Monday, June 30, 2003

TAP: Morning After. by Seth Green


Have conservatives forgotten September 11?

It's an article of faith among neoconservatives that world opinion doesn't matter. But yesterday on NBC's Meet the Press, GOP strategist Mary Matalin took this idea one step further. Defending the Bush administration's foreign policy, she specifically celebrated worldwide hatred of the United States as a sign of how strong George W. Bush's leadership has been. "[Bush] has been a leader," she argued, "and he has been a leader erring on the side of security for America, not on the side of being loved around the world." Apparently Matalin thinks it's a credit to Bush that he has no regard for world opinion. What's more, she wants Americans to believe that worldwide anger toward the United States is a barometer of just how principled Bush's foreign policy has been.

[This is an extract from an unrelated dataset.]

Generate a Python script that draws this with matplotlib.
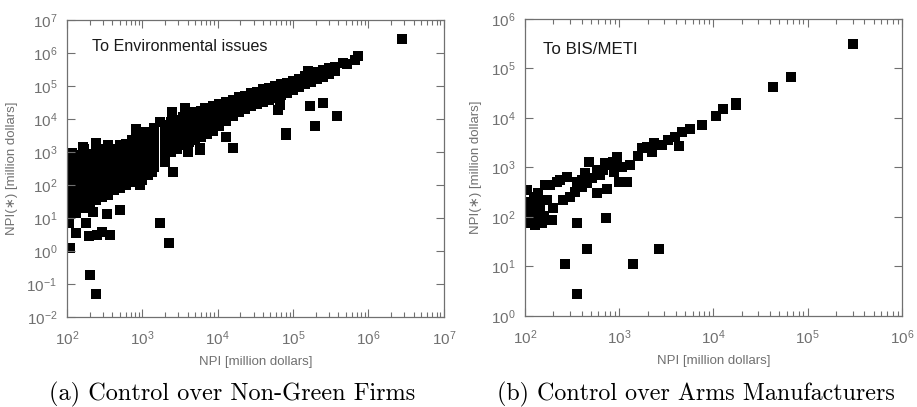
import math

import matplotlib
matplotlib.use("Agg")
import matplotlib.pyplot as plt
from matplotlib.ticker import LogLocator, NullLocator, FuncFormatter

# (a) non-green firms: NPI vs NPI(*) in million dollars
npi_a = (
    [110, 107, 107, 107, 107, 107, 107, 107, 107, 107, 117]
    + [132, 132, 132, 132, 132, 132, 132, 132, 132, 162]
    + [166, 166, 166, 166, 166, 166, 166, 166, 178]
    + [200, 195, 200, 200, 200, 200, 200, 200, 200]
    + [240, 224, 251, 240, 240, 240, 240, 240, 240, 240, 240]
    + [288, 295, 295, 295, 295, 295, 295, 295]
    + [372, 339, 355, 355, 355, 355, 355, 355, 355]
    + [427, 427, 427, 427, 427, 427, 501, 501, 501, 501, 501, 501, 501]
    + [603, 603, 603, 603, 603, 603, 724, 724, 724, 724, 724, 724]
    + [832, 832, 832, 832, 832, 832, 933, 1000, 1000, 1000, 1000, 1000, 1000]
    + [1200, 1200, 1200, 1200, 1200, 1260, 1350, 1450, 1450, 1450, 1450, 1450]
    + [1700, 1700, 2000, 2000, 2000, 2000, 2000, 2290]
    + [2400, 2400, 2400, 2400, 2450, 2570, 2880, 2880, 2880, 2880]
    + [3470, 3470, 3470, 3470, 3720, 3980, 4170, 4170, 4170, 4170]
    + [5010, 5010, 5010, 5010, 5750, 5750, 6030, 6030, 6030, 6030, 6760]
    + [7240, 7240, 7240, 7240, 8710, 8710, 8710, 8710]
    + [1.05e4, 1.05e4, 1.05e4, 1.05e4, 1.29e4, 1.29e4, 1.29e4, 1.29e4, 1.29e4, 1.32e4]
    + [1.58e4, 1.58e4, 1.58e4, 1.58e4, 1.91e4, 1.91e4, 1.91e4, 2.29e4, 2.29e4, 2.29e4]
    + [2.75e4, 2.75e4, 2.75e4, 3.31e4, 3.31e4, 3.31e4, 3.98e4, 3.98e4, 3.98e4]
    + [4.79e4, 4.79e4, 4.79e4, 5.75e4, 5.75e4, 5.75e4, 6.61e4, 6.31e4]
    + [6.92e4, 6.92e4, 6.92e4, 7.94e4, 8.13e4, 8.32e4, 8.32e4, 8.32e4]
    + [1.0e5, 1.0e5, 1.0e5, 1.2e5, 1.2e5, 1.2e5, 1.45e5, 1.45e5, 1.45e5]
    + [1.58e5, 1.66e5, 1.74e5, 1.74e5, 1.74e5, 1.95e5, 2.09e5, 2.09e5, 2.09e5]
    + [2.51e5, 2.51e5, 2.51e5, 2.51e5, 3.02e5, 3.02e5, 3.02e5, 3.55e5, 3.55e5, 3.8e5]
    + [4.57e5, 5.13e5, 6.61e5, 7.24e5, 2.75e6]
)
npi_star_a = (
    [1.23, 7.1, 11.2, 20, 35.5, 63, 112, 200, 355, 631, 933]
    + [3.5, 14.1, 25, 45, 79, 141, 251, 447, 794, 1410]
    + [20, 35.5, 63, 112, 200, 355, 631, 1260, 7.1]
    + [0.186, 2.8, 28.2, 50, 89, 158, 282, 501, 891]
    + [0.05, 15.1, 3.16, 35.5, 63, 112, 200, 355, 631, 1120, 1860]
    + [3.8, 44.7, 79, 141, 251, 447, 794, 1260]
    + [3.0, 13.2, 50, 89, 158, 282, 501, 891, 1580]
    + [71, 126, 224, 398, 708, 1260, 17.8, 79, 141, 251, 447, 794, 1580]
    + [100, 158, 282, 501, 891, 1780, 126, 224, 398, 708, 1260, 2240]
    + [178, 316, 631, 1260, 2820, 5010, 100, 141, 282, 562, 1120, 2240, 4170]
    + [200, 398, 794, 1580, 3160, 3980, 245, 355, 708, 1410, 2820, 5370]
    + [7.1, 8320, 501, 891, 1780, 3550, 6760, 1.74]
    + [1000, 2000, 3980, 7940, 16200, 245, 1260, 2510, 5010, 9330]
    + [1580, 3160, 6310, 11200, 21400, 1000, 2000, 3980, 7940, 13200]
    + [2240, 4470, 8910, 15800, 1150, 1320, 2820, 5620, 11200, 17800, 21400]
    + [3550, 7080, 14100, 21400, 4470, 8910, 16600, 25100]
    + [6030, 11200, 20000, 28200, 2820, 8910, 15800, 26300, 33100, 30200]
    + [1320, 12000, 21400, 38000, 15800, 28200, 46800, 20000, 33100, 50100]
    + [24000, 39800, 60300, 28200, 46800, 67600, 33100, 55000, 79400]
    + [38000, 63100, 89100, 44700, 72400, 1.0e5, 26300, 18600]
    + [53700, 85100, 1.12e5, 3310, 3800, 63100, 1.0e5, 1.26e5]
    + [75900, 1.17e5, 1.45e5, 93300, 1.38e5, 1.66e5, 1.12e5, 1.66e5, 2.0e5]
    + [2.82e5, 24500, 1.35e5, 2.0e5, 2.29e5, 6170, 1.58e5, 2.34e5, 2.63e5]
    + [30900, 1.91e5, 2.75e5, 3.02e5, 2.29e5, 3.16e5, 3.55e5, 2.82e5, 3.8e5, 12300]
    + [5.01e5, 4.57e5, 6.17e5, 8.13e5, 2.63e6]
)

# (b) arms manufacturers
npi_b = (
    [105, 105, 105, 105, 110, 126, 126, 126, 129, 151, 145, 145, 158, 162, 138]
    + [186, 195, 170, 200, 219, 234, 251, 282, 302, 339, 355, 355, 398, 398, 437]
    + [457, 479, 513, 575, 575, 631, 676, 708, 741, 724, 794, 851, 955, 891]
    + [1000, 1070, 1200, 1290, 1580, 1740, 1950, 2240, 2340, 2820, 3310, 3890, 4270, 4680, 5620, 7590]
    + [1.07e4, 1.26e4, 1.74e4, 1.74e4, 4.27e4, 6.61e4, 3.02e5]
    + [457, 263, 355, 1410, 2630]
)
npi_star_b = (
    [355, 200, 132, 95, 76, 251, 158, 105, 69, 76, 219, 151, 105, 447, 302]
    + [447, 87, 219, 151, 513, 562, 219, 646, 251, 316, 513, 76, 398, 562, 776]
    + [479, 1290, 603, 302, 891, 708, 891, 1200, 363, 95, 1120, 1290, 1620, 794]
    + [501, 1020, 501, 1120, 1700, 2450, 2570, 2040, 3160, 2820, 3630, 4170, 2690, 5250, 6030, 7240]
    + [1.1e4, 1.51e4, 2.0e4, 1.78e4, 4.27e4, 6.76e4, 3.09e5]
    + [22.4, 11.2, 2.75, 11.2, 22.4]
)

assert len(npi_a) == len(npi_star_a) and len(npi_b) == len(npi_star_b)

GREY = "#707070"
plt.rcParams["font.family"] = ["Liberation Sans", "DejaVu Sans"]
plt.rcParams["mathtext.default"] = "regular"


def style_axis(ax, xlim, ylim):
    ax.set_xscale("log")
    ax.set_yscale("log")
    ax.set_xlim(*xlim)
    ax.set_ylim(*ylim)
    ax.xaxis.set_major_locator(LogLocator(base=10, numticks=20))
    ax.xaxis.set_minor_locator(LogLocator(base=10, subs=range(2, 10), numticks=20))
    ax.yaxis.set_major_locator(LogLocator(base=10, numticks=20))
    ax.yaxis.set_minor_locator(NullLocator())
    fmt = FuncFormatter(lambda v, _: r"$10^{%d}$" % round(math.log10(v)))
    ax.xaxis.set_major_formatter(fmt)
    ax.yaxis.set_major_formatter(fmt)
    ax.tick_params(which="both", direction="in", top=True, right=True, color=GREY,
                   labelcolor=GREY, labelsize=11, width=0.8)
    ax.tick_params(which="major", length=6)
    ax.tick_params(which="minor", length=3.5)
    ax.tick_params(axis="x", which="major", pad=9)
    ax.tick_params(axis="y", which="major", pad=7)
    for s in ax.spines.values():
        s.set_color(GREY)
        s.set_linewidth(0.9)
    ax.set_xlabel("NPI [million dollars]", color=GREY, fontsize=9.5, labelpad=6)
    ax.set_ylabel("NPI(\u2217) [million dollars]", color=GREY, fontsize=9.5, labelpad=6)


fig = plt.figure(figsize=(9.17, 4.07), dpi=100)

ax_a = fig.add_axes([0.073, 0.221, 0.411, 0.730])
ax_a.scatter(npi_a, npi_star_a, marker="s", s=46, color="black", linewidths=0)
style_axis(ax_a, (1e2, 1e7), (1e-2, 1e7))
ax_a.text(0.066, 0.91, "To Environmental issues", transform=ax_a.transAxes,
          fontsize=11.6, color="#1a1a1a", va="center")

ax_b = fig.add_axes([0.5725, 0.224, 0.411, 0.730])
ax_b.scatter(npi_b, npi_star_b, marker="s", s=46, color="black", linewidths=0)
style_axis(ax_b, (1e2, 1e6), (1e0, 1e6))
ax_b.text(0.048, 0.895, "To BIS/METI", transform=ax_b.transAxes,
          fontsize=12.2, color="#1a1a1a", va="center")

fig.text(0.253, 0.03, "(a) Control over Non-Green Firms", family="cmr10",
         fontsize=17.5, ha="center", va="center")
fig.text(0.759, 0.03, "(b) Control over Arms Manufacturers", family="cmr10",
         fontsize=17.3, ha="center", va="center")

fig.savefig("out.png", dpi=100)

Yet the real story is exactly the opposite. Growing worldwide resentment of the United States has been prompted by Bush's practices, not his principles. Europeans, of course, overwhelmingly share American values of security, freedom and democracy. And a survey by the Pew Research Center released in December 2002 indicated that majorities in France and Germany supported the removal of Saddam Hussein. While these countries may have been less willing than the United States to use their own forces to bring about regime change in Iraq, they likely would have allowed America to apply its military might with little resistance. But after Secretary of Defense Donald Rumsfeld chastised Germany for keeping company with Libya and Cuba in opposing the Iraq War -- and others in the administration implied that Europe was doing Hussein's bidding -- anti-war demonstrations in Europe attracted unprecedented crowds.

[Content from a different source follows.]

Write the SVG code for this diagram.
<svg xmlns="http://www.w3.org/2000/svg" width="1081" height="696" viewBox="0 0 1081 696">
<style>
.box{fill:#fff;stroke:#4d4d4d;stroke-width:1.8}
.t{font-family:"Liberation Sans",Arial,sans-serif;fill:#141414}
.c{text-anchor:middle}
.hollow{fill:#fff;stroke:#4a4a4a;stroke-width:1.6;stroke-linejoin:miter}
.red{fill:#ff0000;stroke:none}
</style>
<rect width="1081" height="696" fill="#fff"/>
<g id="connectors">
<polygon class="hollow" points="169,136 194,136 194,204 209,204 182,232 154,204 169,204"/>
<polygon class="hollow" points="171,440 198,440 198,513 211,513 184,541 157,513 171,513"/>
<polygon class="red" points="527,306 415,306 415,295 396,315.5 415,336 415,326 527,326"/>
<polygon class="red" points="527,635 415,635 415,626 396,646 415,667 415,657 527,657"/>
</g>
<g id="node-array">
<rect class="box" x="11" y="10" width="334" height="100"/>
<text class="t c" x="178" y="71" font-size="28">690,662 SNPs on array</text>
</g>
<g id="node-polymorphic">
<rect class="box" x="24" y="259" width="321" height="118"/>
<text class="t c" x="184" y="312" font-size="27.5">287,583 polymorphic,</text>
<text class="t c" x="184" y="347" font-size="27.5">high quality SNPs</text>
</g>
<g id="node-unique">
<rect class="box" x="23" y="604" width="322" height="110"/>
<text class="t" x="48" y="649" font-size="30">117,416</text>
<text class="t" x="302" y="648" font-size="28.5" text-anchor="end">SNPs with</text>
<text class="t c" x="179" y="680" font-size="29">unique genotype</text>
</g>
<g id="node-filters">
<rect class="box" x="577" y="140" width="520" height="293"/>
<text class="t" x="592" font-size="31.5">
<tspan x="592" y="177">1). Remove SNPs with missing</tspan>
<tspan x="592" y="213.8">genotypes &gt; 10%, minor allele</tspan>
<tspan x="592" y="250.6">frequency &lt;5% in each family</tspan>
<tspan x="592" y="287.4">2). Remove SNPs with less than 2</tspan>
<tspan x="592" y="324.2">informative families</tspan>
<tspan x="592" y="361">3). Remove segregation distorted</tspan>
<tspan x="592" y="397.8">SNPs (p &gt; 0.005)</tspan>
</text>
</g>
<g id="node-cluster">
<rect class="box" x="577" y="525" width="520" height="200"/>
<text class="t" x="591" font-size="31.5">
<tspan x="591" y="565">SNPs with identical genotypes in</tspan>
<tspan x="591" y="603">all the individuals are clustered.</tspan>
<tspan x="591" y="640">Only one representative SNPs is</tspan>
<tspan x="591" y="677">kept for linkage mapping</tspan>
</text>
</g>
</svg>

American forces are traversing Iraq in search of elusive weapons of mass destruction while doing nothing to meet our most basic security needs at home. Emergency responders such as police officers and firefighters are woefully unprepared for a major terrorist attack, much as they were on Sept. 10, 2001. Hatred of the United States today is greater than it was then -- and despite Matalin's insistence to the contrary, that's not a good thing. For the last 21 months, GOP loyalists such as Matalin have sought to silence any reasonable criticism of the Bush administration's war on terrorism by asking, "Have you forgotten September 11?" Perhaps Americans need to start asking Bush the same question.